Keeping the global engine running

16 July 2019

By Janet Henry, Global Chief Economist, HSBC

Global economic growth was better than feared in the first quarter of 2019 – although inflation remains too low.

Business confidence is also faltering, dragged down by a weakening industrial cycle and uncertainty over trade tensions – despite US-China trade talks restarting after June’s G20 meetings.

We have lowered our growth forecasts for most economies for 2020. While recession is not a central scenario, the US Federal Reserve and other central banks need to act quickly to keep the global engine running. Australia and New Zealand have already cut interest rates, but emerging markets like India led the way in reversing last year’s rate rises. The eurozone’s negative rates look likely to go lower still.

Two major risks to global growth are the ongoing uncertainty over trade tensions and the danger that the global industrial recession feeds into the more resilient services sector. The two are interlinked.

Central banks face tough decisions (duration 5:42)
Transcript (PDF 76KB)

The industrial downturn reflects sector-specific stories such as cars and semi-conductors as well as policy-induced weakness in housing and infrastructure in some countries. It also reflects a general weakness in investment spending driven by the trade-related uncertainties and other geopolitical situations such as the escalating tensions between the US and Iran. Germany, Japan, Korea and Thailand – all reliant on trade and manufacturing – risk job losses and weaker consumer spending if instability continues.

China has responded to Washington’s tariffs by imposing tariffs on some US products, but also by cutting tariffs on imports from other trading partners. It has also excluded from its retaliatory tariffs some of the more important products imported from the US such as aircraft, focusing instead on easily substitutable items.

However, many other countries have made harmful trade interventions too. The US and India top a list that includes a host of emerging economies.

Our latest forecasts incorporate the tariffs already implemented and assume no complete resolution or escalation of the US-China trade battle. The global GDP forecast remains 2.4 per cent for this year but is cut from 2.4 per cent to 2.2 per cent for 2020 – the weakest figure since 2009.

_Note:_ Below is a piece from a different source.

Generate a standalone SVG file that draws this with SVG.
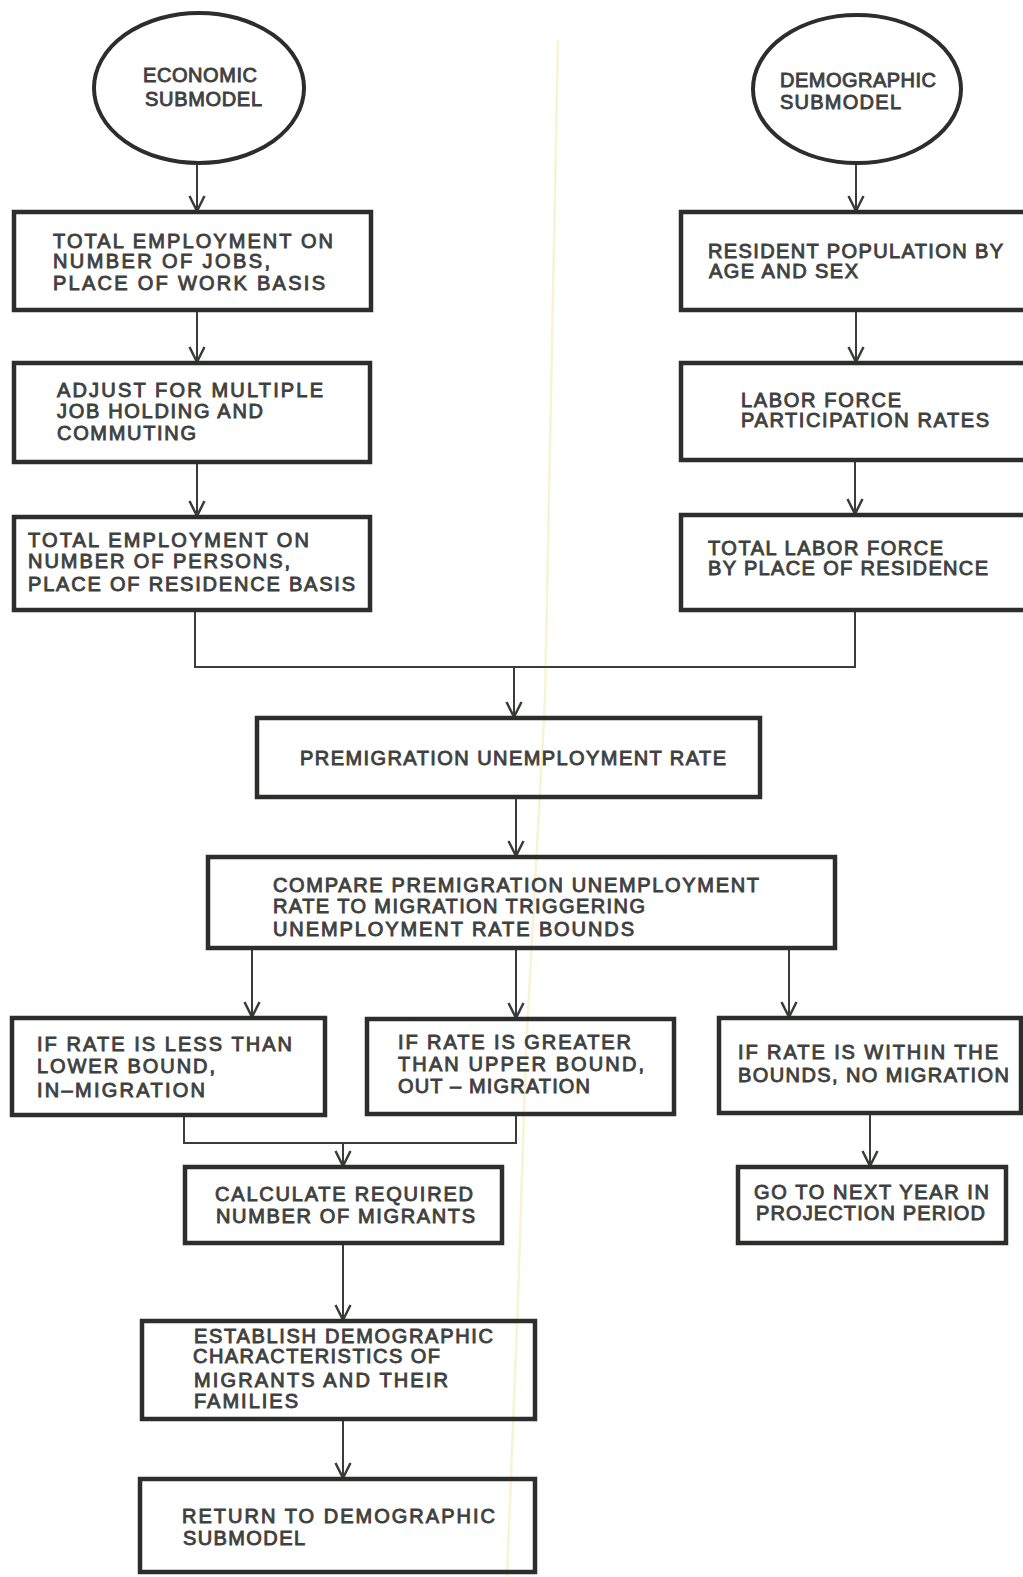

We believe cutting rates now makes sense

However, if the US implements its threat of a 25 per cent tariff on all imports from China, plus other proposals such as auto tariffs on Europe, no country would be immune. That could cut our forecast of US growth in 2020 from 1.7 per cent to 1.2 cent with China tumbling from 6.3 per cent to 5.7 per cent despite offsetting monetary and fiscal policy measures from Beijing. Eurozone growth could fall from 1.1 per cent to 0.7 per cent.

We therefore believe cutting rates now makes sense to pre-empt the potential damage from one or more of these risks unfolding even though lower rates – when they are already close to zero or below – could lead to imbalances, overpriced assets and excess leverage. History has demonstrated that downturns that follow periods of financial excess are invariably deeper and recoveries shallower.

Renewed deflation threats often follow. Attempting to meet inflation targets in the near term can make it harder to meet them over the longer term. The US Fed thus has a great deal to consider in the review of its monetary framework.